■ Task goal: Set the data down again, exactly as it reads, but without the pictures.

■ Dataset excerpt:
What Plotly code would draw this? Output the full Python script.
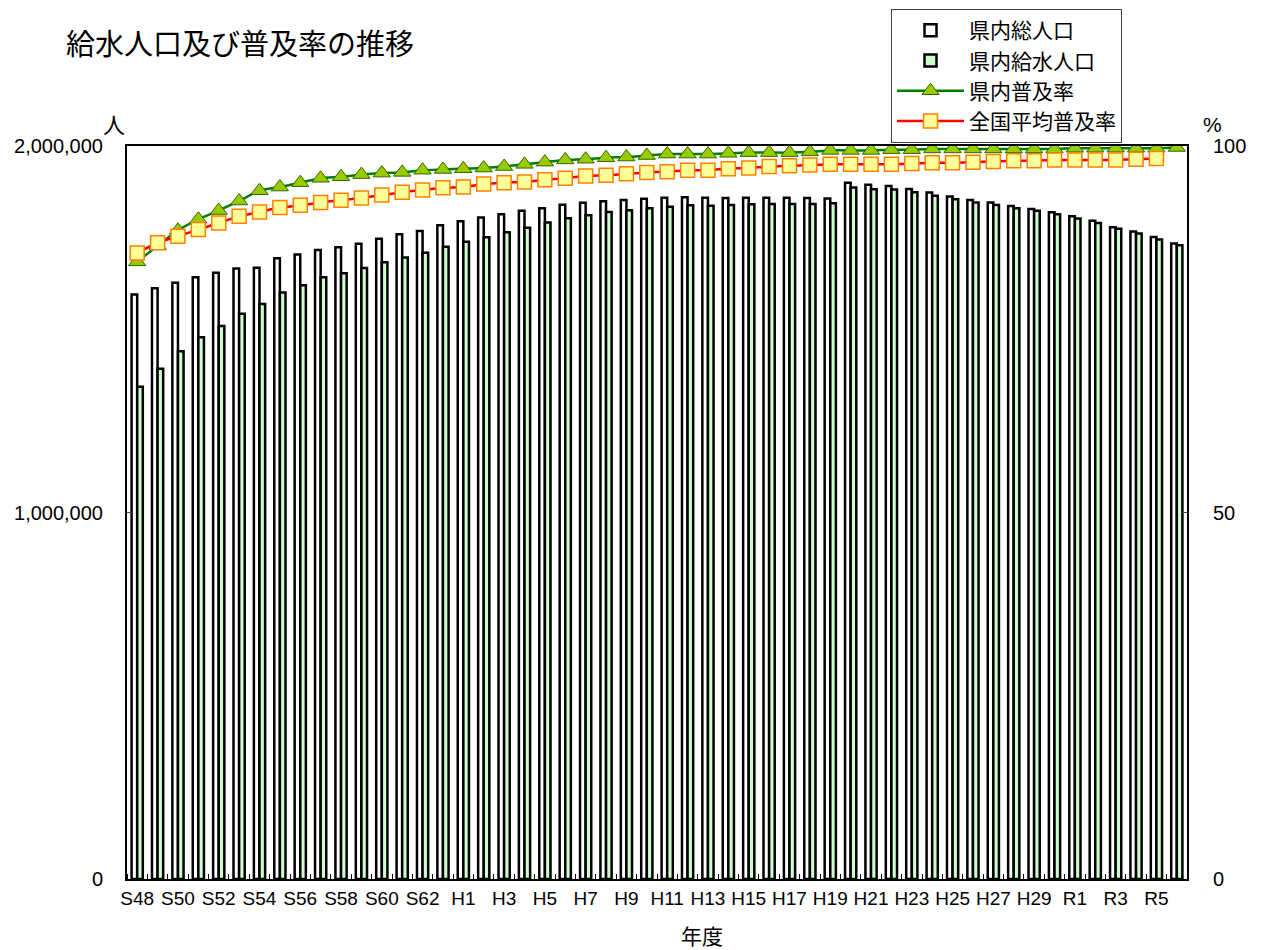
import plotly.graph_objects as go

years = ["S48","S49","S50","S51","S52","S53","S54","S55","S56","S57","S58","S59","S60","S61","S62","S63",
         "H1","H2","H3","H4","H5","H6","H7","H8","H9","H10","H11","H12","H13","H14","H15","H16","H17","H18","H19","H20",
         "H21","H22","H23","H24","H25","H26","H27","H28","H29","H30","R1","R2","R3","R4","R5","R6"]

total_pop = [1595000,1612000,1627000,1642000,1654000,1666000,1668000,1694000,1704000,1716000,1724000,1733000,1747000,1759000,1768000,1784000,
             1795000,1805000,1814000,1823000,1830000,1840000,1845000,1849000,1853000,1856000,1859000,1860000,1859000,1858000,1859000,1859000,1859000,1858000,1857000,1900000,
             1894000,1891000,1883000,1873000,1862000,1853000,1846000,1836000,1828000,1819000,1808000,1796000,1778000,1767000,1752000,1734000]

served_pop = [1343000,1392000,1440000,1478000,1509000,1542000,1569000,1600000,1620000,1642000,1653000,1667000,1683000,1696000,1709000,1725000,
              1739000,1751000,1765000,1777000,1791000,1803000,1811000,1820000,1825000,1830000,1834000,1838000,1837000,1839000,1841000,1842000,1842000,1842000,1844000,1887000,
              1882000,1881000,1874000,1864000,1855000,1846000,1839000,1830000,1823000,1814000,1802000,1790000,1774000,1761000,1745000,1729000]

pref_rate = [84.2,86.4,88.5,90.0,91.2,92.5,93.9,94.4,95.0,95.6,95.8,96.1,96.3,96.4,96.7,96.8,
             96.9,97.0,97.2,97.5,97.8,98.1,98.2,98.4,98.5,98.7,98.9,98.9,98.9,99.0,99.1,99.1,99.1,99.2,99.4,99.4,
             99.4,99.5,99.5,99.6,99.6,99.6,99.6,99.6,99.6,99.6,99.7,99.7,99.7,99.7,99.7,99.8]

national_rate = [85.4,86.8,87.7,88.6,89.5,90.4,91.0,91.6,91.9,92.3,92.6,92.9,93.3,93.7,94.0,94.3,
                 94.4,94.8,95.0,95.1,95.4,95.6,95.9,96.0,96.2,96.4,96.5,96.7,96.7,96.9,97.0,97.2,97.3,97.4,97.5,97.5,
                 97.5,97.5,97.6,97.7,97.7,97.8,97.9,98.0,98.0,98.1,98.1,98.1,98.1,98.2,98.3,None]

tick_labels = ["S48","S50","S52","S54","S56","S58","S60","S62","H1","H3","H5","H7","H9","H11","H13","H15",
               "H17","H19","H21","H23","H25","H27","H29","R1","R3","R5"]

FONT = "Noto Sans CJK JP"
NUMFONT = "Liberation Sans Narrow, Liberation Sans, Noto Sans CJK JP"
xs = list(range(len(years)))
tick_pos = [years.index(t) for t in tick_labels]

# plot area in page pixels: x 127..1187, y 146..879 (page has an 8px body margin)
PX0, PX1, PY0, PY1 = 127, 1187, 146, 879
def px(x):
    return (x - PX0) / (PX1 - PX0)
def py(y):
    return (PY1 - y) / (PY1 - PY0)

fig = go.Figure()
fig.add_trace(go.Bar(x=xs, y=total_pop, name="県内総人口",
                     marker=dict(color="#ffffff", line=dict(color="#000000", width=2.5))))
fig.add_trace(go.Bar(x=xs, y=served_pop, name="県内給水人口",
                     marker=dict(color="#ccffcc", line=dict(color="#000000", width=2.5))))
fig.add_trace(go.Scatter(x=xs, y=pref_rate, name="県内普及率", yaxis="y2", mode="lines+markers",
                         line=dict(color="#008000", width=2.5, shape="spline", smoothing=0.6),
                         marker=dict(symbol="triangle-up", size=15, color="#99cc00",
                                     line=dict(color="#336600", width=1))))
fig.add_trace(go.Scatter(x=xs, y=national_rate, name="全国平均普及率", yaxis="y2", mode="lines+markers",
                         line=dict(color="#ff0000", width=2.5, shape="spline", smoothing=0.6),
                         marker=dict(symbol="square", size=14, color="#ffff99",
                                     line=dict(color="#ff8000", width=1.5))))

fig.update_layout(
    width=1253, height=942,
    margin=dict(l=119, r=74, t=138, b=71, autoexpand=False),
    paper_bgcolor="white", plot_bgcolor="white",
    font=dict(family=FONT, color="#000000", size=16),
    barmode="group", bargap=0.45, bargroupgap=0,
    showlegend=True,
    legend=dict(x=px(891), y=py(9), xanchor="left", yanchor="top",
                bgcolor="white", bordercolor="#404040", borderwidth=1,
                font=dict(family=FONT, size=21), traceorder="normal",
                itemwidth=67, tracegroupgap=0),
    xaxis=dict(range=[-0.5, len(years)-0.5], tickmode="array", tickvals=tick_pos, ticktext=tick_labels,
               ticks="", showgrid=False, zeroline=False, showline=True, linecolor="#000000", linewidth=2,
               mirror=True, tickfont=dict(size=19, family=NUMFONT), ticklabelstandoff=1,
               minor=dict(tickmode="linear", tick0=-0.5, dtick=1, ticks="inside", ticklen=5,
                          tickcolor="#000000", tickwidth=1, showgrid=False)),
    yaxis=dict(range=[0, 2000000], tickvals=[0, 1000000, 2000000], ticktext=["0", "1,000,000", "2,000,000"],
               showgrid=False, zeroline=False, showline=True, linecolor="#000000", linewidth=2,
               ticks="inside", ticklen=5, tickfont=dict(size=20, family=NUMFONT), ticklabelstandoff=18),
    yaxis2=dict(range=[0, 100], tickvals=[0, 50, 100], overlaying="y", side="right",
                showgrid=False, zeroline=False, showline=True, linecolor="#000000", linewidth=2,
                ticks="inside", ticklen=5, tickfont=dict(size=20, family="Liberation Sans, Noto Sans CJK JP"),
                ticklabelstandoff=20),
    annotations=[
        dict(text="給水人口及び普及率の推移", x=px(64), y=py(42), xref="paper", yref="paper",
             xanchor="left", yanchor="middle", showarrow=False, font=dict(size=29, family=FONT)),
        dict(text="人", x=px(114), y=py(123), xref="paper", yref="paper",
             xanchor="center", yanchor="middle", showarrow=False, font=dict(size=22, family=FONT)),
        dict(text="%", x=px(1212), y=py(125), xref="paper", yref="paper",
             xanchor="center", yanchor="middle", showarrow=False, font=dict(size=21, family="Liberation Sans")),
        dict(text="年度", x=px(702), y=py(935), xref="paper", yref="paper",
             xanchor="center", yanchor="middle", showarrow=False, font=dict(size=21, family=FONT)),
    ],
)

fig.write_html("out.html")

■ Complete response:
What Plotly code would draw this? Output the full Python script.
import plotly.graph_objects as go

years = ["S48","S49","S50","S51","S52","S53","S54","S55","S56","S57","S58","S59","S60","S61","S62","S63",
         "H1","H2","H3","H4","H5","H6","H7","H8","H9","H10","H11","H12","H13","H14","H15","H16","H17","H18","H19","H20",
         "H21","H22","H23","H24","H25","H26","H27","H28","H29","H30","R1","R2","R3","R4","R5","R6"]

total_pop = [1595000,1612000,1627000,1642000,1654000,1666000,1668000,1694000,1704000,1716000,1724000,1733000,1747000,1759000,1768000,1784000,
             1795000,1805000,1814000,1823000,1830000,1840000,1845000,1849000,1853000,1856000,1859000,1860000,1859000,1858000,1859000,1859000,1859000,1858000,1857000,1900000,
             1894000,1891000,1883000,1873000,1862000,1853000,1846000,1836000,1828000,1819000,1808000,1796000,1778000,1767000,1752000,1734000]

served_pop = [1343000,1392000,1440000,1478000,1509000,1542000,1569000,1600000,1620000,1642000,1653000,1667000,1683000,1696000,1709000,1725000,
              1739000,1751000,1765000,1777000,1791000,1803000,1811000,1820000,1825000,1830000,1834000,1838000,1837000,1839000,1841000,1842000,1842000,1842000,1844000,1887000,
              1882000,1881000,1874000,1864000,1855000,1846000,1839000,1830000,1823000,1814000,1802000,1790000,1774000,1761000,1745000,1729000]

pref_rate = [84.2,86.4,88.5,90.0,91.2,92.5,93.9,94.4,95.0,95.6,95.8,96.1,96.3,96.4,96.7,96.8,
             96.9,97.0,97.2,97.5,97.8,98.1,98.2,98.4,98.5,98.7,98.9,98.9,98.9,99.0,99.1,99.1,99.1,99.2,99.4,99.4,
             99.4,99.5,99.5,99.6,99.6,99.6,99.6,99.6,99.6,99.6,99.7,99.7,99.7,99.7,99.7,99.8]

national_rate = [85.4,86.8,87.7,88.6,89.5,90.4,91.0,91.6,91.9,92.3,92.6,92.9,93.3,93.7,94.0,94.3,
                 94.4,94.8,95.0,95.1,95.4,95.6,95.9,96.0,96.2,96.4,96.5,96.7,96.7,96.9,97.0,97.2,97.3,97.4,97.5,97.5,
                 97.5,97.5,97.6,97.7,97.7,97.8,97.9,98.0,98.0,98.1,98.1,98.1,98.1,98.2,98.3,None]

tick_labels = ["S48","S50","S52","S54","S56","S58","S60","S62","H1","H3","H5","H7","H9","H11","H13","H15",
               "H17","H19","H21","H23","H25","H27","H29","R1","R3","R5"]

FONT = "Noto Sans CJK JP"
NUMFONT = "Liberation Sans Narrow, Liberation Sans, Noto Sans CJK JP"
xs = list(range(len(years)))
tick_pos = [years.index(t) for t in tick_labels]

# plot area in page pixels: x 127..1187, y 146..879 (page has an 8px body margin)
PX0, PX1, PY0, PY1 = 127, 1187, 146, 879
def px(x):
    return (x - PX0) / (PX1 - PX0)
def py(y):
    return (PY1 - y) / (PY1 - PY0)

fig = go.Figure()
fig.add_trace(go.Bar(x=xs, y=total_pop, name="県内総人口",
                     marker=dict(color="#ffffff", line=dict(color="#000000", width=2.5))))
fig.add_trace(go.Bar(x=xs, y=served_pop, name="県内給水人口",
                     marker=dict(color="#ccffcc", line=dict(color="#000000", width=2.5))))
fig.add_trace(go.Scatter(x=xs, y=pref_rate, name="県内普及率", yaxis="y2", mode="lines+markers",
                         line=dict(color="#008000", width=2.5, shape="spline", smoothing=0.6),
                         marker=dict(symbol="triangle-up", size=15, color="#99cc00",
                                     line=dict(color="#336600", width=1))))
fig.add_trace(go.Scatter(x=xs, y=national_rate, name="全国平均普及率", yaxis="y2", mode="lines+markers",
                         line=dict(color="#ff0000", width=2.5, shape="spline", smoothing=0.6),
                         marker=dict(symbol="square", size=14, color="#ffff99",
                                     line=dict(color="#ff8000", width=1.5))))

fig.update_layout(
    width=1253, height=942,
    margin=dict(l=119, r=74, t=138, b=71, autoexpand=False),
    paper_bgcolor="white", plot_bgcolor="white",
    font=dict(family=FONT, color="#000000", size=16),
    barmode="group", bargap=0.45, bargroupgap=0,
    showlegend=True,
    legend=dict(x=px(891), y=py(9), xanchor="left", yanchor="top",
                bgcolor="white", bordercolor="#404040", borderwidth=1,
                font=dict(family=FONT, size=21), traceorder="normal",
                itemwidth=67, tracegroupgap=0),
    xaxis=dict(range=[-0.5, len(years)-0.5], tickmode="array", tickvals=tick_pos, ticktext=tick_labels,
               ticks="", showgrid=False, zeroline=False, showline=True, linecolor="#000000", linewidth=2,
               mirror=True, tickfont=dict(size=19, family=NUMFONT), ticklabelstandoff=1,
               minor=dict(tickmode="linear", tick0=-0.5, dtick=1, ticks="inside", ticklen=5,
                          tickcolor="#000000", tickwidth=1, showgrid=False)),
    yaxis=dict(range=[0, 2000000], tickvals=[0, 1000000, 2000000], ticktext=["0", "1,000,000", "2,000,000"],
               showgrid=False, zeroline=False, showline=True, linecolor="#000000", linewidth=2,
               ticks="inside", ticklen=5, tickfont=dict(size=20, family=NUMFONT), ticklabelstandoff=18),
    yaxis2=dict(range=[0, 100], tickvals=[0, 50, 100], overlaying="y", side="right",
                showgrid=False, zeroline=False, showline=True, linecolor="#000000", linewidth=2,
                ticks="inside", ticklen=5, tickfont=dict(size=20, family="Liberation Sans, Noto Sans CJK JP"),
                ticklabelstandoff=20),
    annotations=[
        dict(text="給水人口及び普及率の推移", x=px(64), y=py(42), xref="paper", yref="paper",
             xanchor="left", yanchor="middle", showarrow=False, font=dict(size=29, family=FONT)),
        dict(text="人", x=px(114), y=py(123), xref="paper", yref="paper",
             xanchor="center", yanchor="middle", showarrow=False, font=dict(size=22, family=FONT)),
        dict(text="%", x=px(1212), y=py(125), xref="paper", yref="paper",
             xanchor="center", yanchor="middle", showarrow=False, font=dict(size=21, family="Liberation Sans")),
        dict(text="年度", x=px(702), y=py(935), xref="paper", yref="paper",
             xanchor="center", yanchor="middle", showarrow=False, font=dict(size=21, family=FONT)),
    ],
)

fig.write_html("out.html")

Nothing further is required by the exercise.